» **SHORT TASK**: The listing below must be repeated word for word, with its images excluded.
### DATASET ROWS
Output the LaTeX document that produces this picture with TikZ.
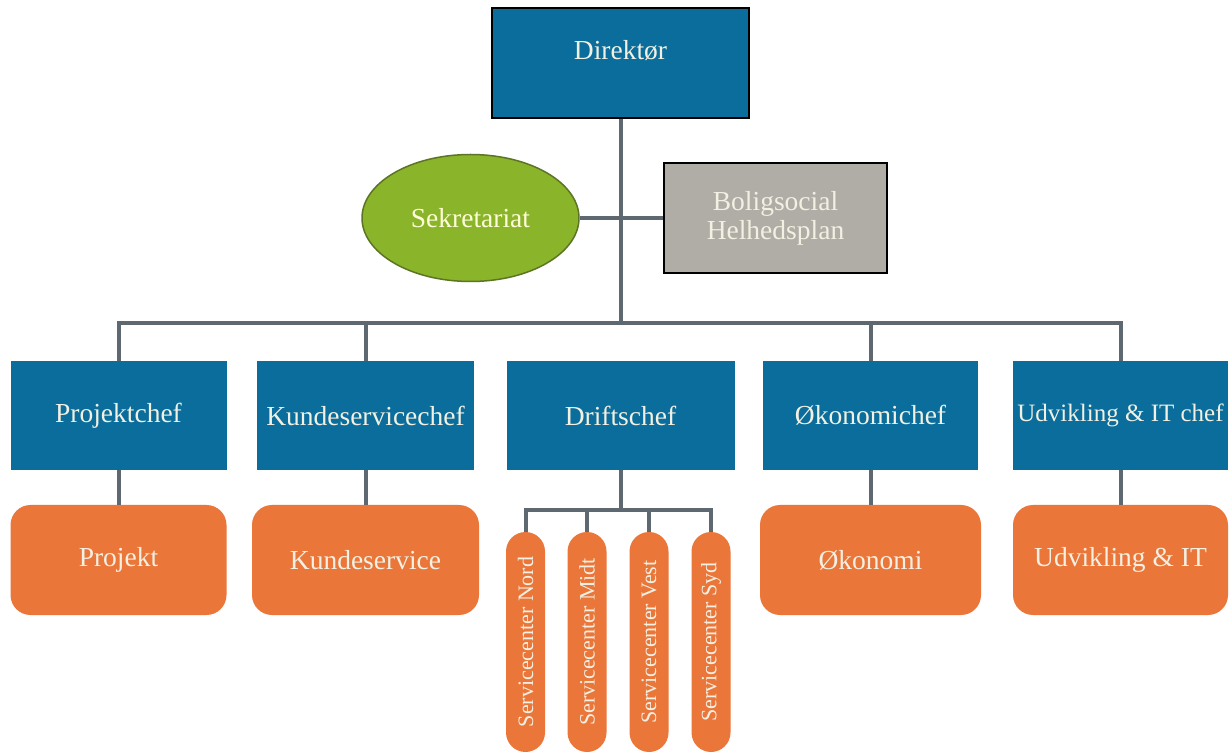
\documentclass[tikz,border=0pt]{standalone}
\usepackage{fontspec}
\setmainfont{Liberation Serif}
\usepackage{tikz}
\usetikzlibrary{shapes.geometric}
\definecolor{chefblue}{HTML}{0A6D9B}
\definecolor{unitorange}{HTML}{EB763A}
\definecolor{sekgreen}{HTML}{8AB52A}
\definecolor{sekedge}{HTML}{5C7424}
\definecolor{bolgray}{HTML}{AFADA6}
\definecolor{linegray}{HTML}{5E6870}
\definecolor{paletext}{HTML}{F2F0E2}

\begin{document}
\begin{tikzpicture}[x=1pt,y=1pt,node distance=250pt,
  every node/.style={text=paletext,font=\fontsize{27.5}{29}\selectfont,inner sep=0pt},
  chef/.style={rectangle,fill=chefblue,minimum height=109pt},
  unit/.style={rectangle,rounded corners=20pt,fill=unitorange,minimum height=110pt},
  svc/.style={rectangle,rounded corners=19.5pt,fill=unitorange,minimum width=220pt,
    minimum height=39pt,rotate=90,font=\fontsize{22}{24}\selectfont},
  wire/.style={draw=linegray,line width=4pt}]
  \path[fill=white,use as bounding box] (0,0) rectangle (1232,753);

  \node[chef,draw=black,line width=2pt,minimum width=257pt,minimum height=110pt,
    text depth=27pt] (dir) at (620.5,690) {Direktør};
  \node[ellipse,fill=sekgreen,draw=sekedge,line width=1.5pt,minimum width=217pt,
    minimum height=127pt,text=white!85!yellow] (sek) at (470.5,535) {Sekretariat};
  \node[rectangle,fill=bolgray,draw=black,line width=2pt,minimum width=223pt,
    minimum height=110pt,align=center] (bol) at (775.5,535) {Boligsocial\\Helhedsplan};

  \node[chef,minimum width=216pt] (pchef) at (118.5,337.5) {Projektchef};
  \node[chef,minimum width=217pt] (kchef) [right of=pchef,node distance=247pt] {Kundeservicechef};
  \node[chef,minimum width=228pt] (dchef) [right of=kchef,node distance=255pt] {Driftschef};
  \node[chef,minimum width=215pt] (ochef) [right of=dchef] {Økonomichef};
  \node[chef,minimum width=215pt,font=\fontsize{25}{28}\selectfont] (uchef) [right of=ochef] {Udvikling \& IT chef};

  \node[unit,minimum width=216pt] (proj) [below of=pchef,node distance=144.5pt] {Projekt};
  \node[unit,minimum width=227pt] (kserv) [below of=kchef,node distance=144.5pt] {Kundeservice};
  \node[unit,minimum width=221pt] (okon) [below of=ochef,node distance=144.5pt] {Økonomi};
  \node[unit,minimum width=215pt] (udv) [below of=uchef,node distance=144.5pt] {Udvikling \& IT};

  \foreach \n/\x/\t in {nord/525.5/Nord,midt/587/Midt,vest/649/Vest,syd/711/Syd}
    \node[svc] (\n) at (\x,111) {Servicecenter \t};

  \coordinate (bus) at (620.5,430);
  \coordinate (sbus) at (620.5,243);

  \draw[wire] (dir) -- (bus);
  \draw[wire] (sek) -- (bol);
  \draw[wire] (pchef) |- (bus) -| (uchef);
  \foreach \c in {kchef,ochef}
    \draw[wire] (\c) -- (\c |- bus);
  \draw[wire] (pchef) -- (proj);
  \draw[wire] (kchef) -- (kserv);
  \draw[wire] (ochef) -- (okon);
  \draw[wire] (uchef) -- (udv);
  \draw[wire] (dchef) -- (sbus);
  \draw[wire] (nord) |- (sbus) -| (syd);
  \foreach \c in {midt,vest}
    \draw[wire] (\c) -- (\c |- sbus);
\end{tikzpicture}
\end{document}
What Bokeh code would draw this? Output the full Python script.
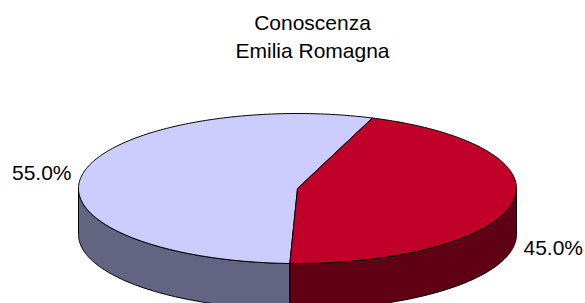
import numpy as np
from bokeh.plotting import figure
from bokeh.models import Range1d
from bokeh.core.properties import value
from bokeh.embed import file_html
from bokeh.resources import INLINE

# ---- data ----
title_lines = ["Conoscenza", "Emilia Romagna"]
slice_names = ["Non conosce", "Conosce"]
shares = [55.0, 45.0]
top_colors = ["#CCCCFF", "#C00028"]
side_colors = ["#636382", "#600014"]

# ---- layout ----
W, H = 585, 303
cx, cy = 297.0, 188.0     # ellipse centre (px, y down)
a, b = 219.0, 75.0        # ellipse radii
depth = 46.0
start_deg = 70.0
FONT = "Liberation Sans"
FS = "21px"

p = figure(width=W, height=H, output_backend="svg", toolbar_location=None,
           x_range=Range1d(0, W), y_range=Range1d(H, 0), min_border=0)
p.axis.visible = False
p.grid.visible = False
p.outline_line_color = None
p.background_fill_color = "white"
p.border_fill_color = "white"


def ell(t, dy=0.0):
    return cx + a * np.cos(t), cy - b * np.sin(t) + dy


total = sum(shares)
bounds = [start_deg]
for v in shares:
    bounds.append(bounds[-1] + 360.0 * v / total)

# side walls (front half: 180..360 degrees)
side_xs, side_ys, side_fill = [], [], []
for i in range(len(shares)):
    t0, t1 = bounds[i], bounds[i + 1]
    for k in range(-1, 3):
        lo, hi = 180 + 360 * k, 360 + 360 * k
        s, e = max(t0, lo), min(t1, hi)
        if e > s:
            tt = np.radians(np.linspace(s, e, 120))
            xt, yt = ell(tt)
            xb, yb = ell(tt[::-1], depth)
            side_xs.append(list(np.concatenate([xt, xb])))
            side_ys.append(list(np.concatenate([yt, yb])))
            side_fill.append(side_colors[i])
p.patches(side_xs, side_ys, fill_color=side_fill, line_color="black", line_width=1)

# top faces
top_xs, top_ys = [], []
for i in range(len(shares)):
    tt = np.radians(np.linspace(bounds[i], bounds[i + 1], 200))
    xt, yt = ell(tt)
    top_xs.append([cx] + list(xt))
    top_ys.append([cy] + list(yt))
p.patches(top_xs, top_ys, fill_color=top_colors, line_color="black", line_width=1)

# data labels
for i, v in enumerate(shares):
    mid = np.radians((bounds[i] + bounds[i + 1]) / 2.0)
    x, y = ell(mid)
    y -= 2
    if np.sin(mid) < 0:
        y += depth + 1
    if np.cos(mid) >= 0:
        x += 11
        align = "left"
    else:
        x -= 11
        align = "right"
    p.text([x], [y], text=[f"{v:.1f}%"], text_align=align, text_baseline="middle",
           text_font=value(FONT), text_font_size=FS, text_color="black")

# title
p.text([312], [22], text=[title_lines[0]], text_align="center", text_baseline="middle",
       text_font=value(FONT), text_font_size=FS, text_color="black")
p.text([312], [50], text=[title_lines[1]], text_align="center", text_baseline="middle",
       text_font=value(FONT), text_font_size=FS, text_color="black")

open("out.html", "w").write(file_html(p, INLINE))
######
» **RESPONSE FOR THIS EXERCISE**:
Output the LaTeX document that produces this picture with TikZ.
\documentclass[tikz,border=0pt]{standalone}
\usepackage{fontspec}
\setmainfont{Liberation Serif}
\usepackage{tikz}
\usetikzlibrary{shapes.geometric}
\definecolor{chefblue}{HTML}{0A6D9B}
\definecolor{unitorange}{HTML}{EB763A}
\definecolor{sekgreen}{HTML}{8AB52A}
\definecolor{sekedge}{HTML}{5C7424}
\definecolor{bolgray}{HTML}{AFADA6}
\definecolor{linegray}{HTML}{5E6870}
\definecolor{paletext}{HTML}{F2F0E2}

\begin{document}
\begin{tikzpicture}[x=1pt,y=1pt,node distance=250pt,
  every node/.style={text=paletext,font=\fontsize{27.5}{29}\selectfont,inner sep=0pt},
  chef/.style={rectangle,fill=chefblue,minimum height=109pt},
  unit/.style={rectangle,rounded corners=20pt,fill=unitorange,minimum height=110pt},
  svc/.style={rectangle,rounded corners=19.5pt,fill=unitorange,minimum width=220pt,
    minimum height=39pt,rotate=90,font=\fontsize{22}{24}\selectfont},
  wire/.style={draw=linegray,line width=4pt}]
  \path[fill=white,use as bounding box] (0,0) rectangle (1232,753);

  \node[chef,draw=black,line width=2pt,minimum width=257pt,minimum height=110pt,
    text depth=27pt] (dir) at (620.5,690) {Direktør};
  \node[ellipse,fill=sekgreen,draw=sekedge,line width=1.5pt,minimum width=217pt,
    minimum height=127pt,text=white!85!yellow] (sek) at (470.5,535) {Sekretariat};
  \node[rectangle,fill=bolgray,draw=black,line width=2pt,minimum width=223pt,
    minimum height=110pt,align=center] (bol) at (775.5,535) {Boligsocial\\Helhedsplan};

  \node[chef,minimum width=216pt] (pchef) at (118.5,337.5) {Projektchef};
  \node[chef,minimum width=217pt] (kchef) [right of=pchef,node distance=247pt] {Kundeservicechef};
  \node[chef,minimum width=228pt] (dchef) [right of=kchef,node distance=255pt] {Driftschef};
  \node[chef,minimum width=215pt] (ochef) [right of=dchef] {Økonomichef};
  \node[chef,minimum width=215pt,font=\fontsize{25}{28}\selectfont] (uchef) [right of=ochef] {Udvikling \& IT chef};

  \node[unit,minimum width=216pt] (proj) [below of=pchef,node distance=144.5pt] {Projekt};
  \node[unit,minimum width=227pt] (kserv) [below of=kchef,node distance=144.5pt] {Kundeservice};
  \node[unit,minimum width=221pt] (okon) [below of=ochef,node distance=144.5pt] {Økonomi};
  \node[unit,minimum width=215pt] (udv) [below of=uchef,node distance=144.5pt] {Udvikling \& IT};

  \foreach \n/\x/\t in {nord/525.5/Nord,midt/587/Midt,vest/649/Vest,syd/711/Syd}
    \node[svc] (\n) at (\x,111) {Servicecenter \t};

  \coordinate (bus) at (620.5,430);
  \coordinate (sbus) at (620.5,243);

  \draw[wire] (dir) -- (bus);
  \draw[wire] (sek) -- (bol);
  \draw[wire] (pchef) |- (bus) -| (uchef);
  \foreach \c in {kchef,ochef}
    \draw[wire] (\c) -- (\c |- bus);
  \draw[wire] (pchef) -- (proj);
  \draw[wire] (kchef) -- (kserv);
  \draw[wire] (ochef) -- (okon);
  \draw[wire] (uchef) -- (udv);
  \draw[wire] (dchef) -- (sbus);
  \draw[wire] (nord) |- (sbus) -| (syd);
  \foreach \c in {midt,vest}
    \draw[wire] (\c) -- (\c |- sbus);
\end{tikzpicture}
\end{document}
What Bokeh code would draw this? Output the full Python script.
import numpy as np
from bokeh.plotting import figure
from bokeh.models import Range1d
from bokeh.core.properties import value
from bokeh.embed import file_html
from bokeh.resources import INLINE

# ---- data ----
title_lines = ["Conoscenza", "Emilia Romagna"]
slice_names = ["Non conosce", "Conosce"]
shares = [55.0, 45.0]
top_colors = ["#CCCCFF", "#C00028"]
side_colors = ["#636382", "#600014"]

# ---- layout ----
W, H = 585, 303
cx, cy = 297.0, 188.0     # ellipse centre (px, y down)
a, b = 219.0, 75.0        # ellipse radii
depth = 46.0
start_deg = 70.0
FONT = "Liberation Sans"
FS = "21px"

p = figure(width=W, height=H, output_backend="svg", toolbar_location=None,
           x_range=Range1d(0, W), y_range=Range1d(H, 0), min_border=0)
p.axis.visible = False
p.grid.visible = False
p.outline_line_color = None
p.background_fill_color = "white"
p.border_fill_color = "white"


def ell(t, dy=0.0):
    return cx + a * np.cos(t), cy - b * np.sin(t) + dy


total = sum(shares)
bounds = [start_deg]
for v in shares:
    bounds.append(bounds[-1] + 360.0 * v / total)

# side walls (front half: 180..360 degrees)
side_xs, side_ys, side_fill = [], [], []
for i in range(len(shares)):
    t0, t1 = bounds[i], bounds[i + 1]
    for k in range(-1, 3):
        lo, hi = 180 + 360 * k, 360 + 360 * k
        s, e = max(t0, lo), min(t1, hi)
        if e > s:
            tt = np.radians(np.linspace(s, e, 120))
            xt, yt = ell(tt)
            xb, yb = ell(tt[::-1], depth)
            side_xs.append(list(np.concatenate([xt, xb])))
            side_ys.append(list(np.concatenate([yt, yb])))
            side_fill.append(side_colors[i])
p.patches(side_xs, side_ys, fill_color=side_fill, line_color="black", line_width=1)

# top faces
top_xs, top_ys = [], []
for i in range(len(shares)):
    tt = np.radians(np.linspace(bounds[i], bounds[i + 1], 200))
    xt, yt = ell(tt)
    top_xs.append([cx] + list(xt))
    top_ys.append([cy] + list(yt))
p.patches(top_xs, top_ys, fill_color=top_colors, line_color="black", line_width=1)

# data labels
for i, v in enumerate(shares):
    mid = np.radians((bounds[i] + bounds[i + 1]) / 2.0)
    x, y = ell(mid)
    y -= 2
    if np.sin(mid) < 0:
        y += depth + 1
    if np.cos(mid) >= 0:
        x += 11
        align = "left"
    else:
        x -= 11
        align = "right"
    p.text([x], [y], text=[f"{v:.1f}%"], text_align=align, text_baseline="middle",
           text_font=value(FONT), text_font_size=FS, text_color="black")

# title
p.text([312], [22], text=[title_lines[0]], text_align="center", text_baseline="middle",
       text_font=value(FONT), text_font_size=FS, text_color="black")
p.text([312], [50], text=[title_lines[1]], text_align="center", text_baseline="middle",
       text_font=value(FONT), text_font_size=FS, text_color="black")

open("out.html", "w").write(file_html(p, INLINE))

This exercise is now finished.